Saya bawa proyektor tanpa layar, nah, mau ditembakkan kearah mana terusan??
Saya
pun ditegur dan ditenangkan secara halus oleh mas Haris. Saya bener bener gugup
dan bingung. Tergopoh gopoh mungkin bahasa Indonesianya. Ya saya ngerti, ini
murni kesalahan saya. Saya mengakuinya, dan saya pun juga kecewa dengan diri
saya sendiri.
Tapi
urusan saya nggak berhenti disitu, saya harus menjemput rekan sesame relawan
yang tidak tau lokasi Djendelo Kafe ini dimana. Alhasil, saya bolak balik lagi
untuk ketiga kalinya. Setelah sampai, saya berusaha menceritakan apa yang
terjadi, dan saya pun minta bantuan dan saran untuk mencari dimana dan siapa
yang bisa kita pinjami layar proyektor.
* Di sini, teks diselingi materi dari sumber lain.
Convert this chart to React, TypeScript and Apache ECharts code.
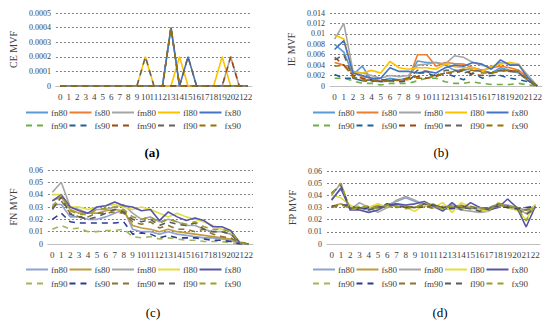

Kami pun akhirnya mencoba datang
kesaudaranya mas Apri ini. Ketika dihampiri orangnya, orangnya nggak ada. Yang
ada adalah orang tuanya namun beliau nggak ngerti apa apa. Setelah meminta
nomer saudaranya mas Apri ini dan ditelpon, saya pun berharap agar layarnya
memang masih ada, dan saya bisa membayar rasa bersalah saya ini. Tapi, keadaan
seolah bilang dengan gaya Anang Hermansyah “kalau
aku sih NO, nggak tau kali mas Dhani”.
Harapan
terakhir, pupus.
Karena
semakin sore, akhirnya kami berdua segera kembali ke Djendelo Kafe untuk
membantu apa yang bisa dibantu.
Sesampai
kembali disana, ternyata kok sudah ada layar yang datangnya entah darimana. Saya
pun kaget sendiri, ini layar siapa yang
bawa?? Oh ternyata ada mbak Ebi yang menjadi penyelamat. Beliau membawa
layar dan proyektor juga yang beliau pinjam dari UNY. Bersyukur banget dah,
akhirnya rencana awal untuk memutar video video Anies Baswedan lewat proyektor
bisa dieksekusi. Saya pun diduduk disalah satu kursi agak jauh dari teman teman
yang lain.
Berusaha
tenang, berusaha mengatur nafas. Mas Apri pun duduk disamping saya, diam dan
menemani saya. Mungkin dia mengerti dan berusaha memberi waktu untuk saya.
Waktu
untuk saya, untuk mensyukuri semua dan mengintrospeksi kesalahan saya.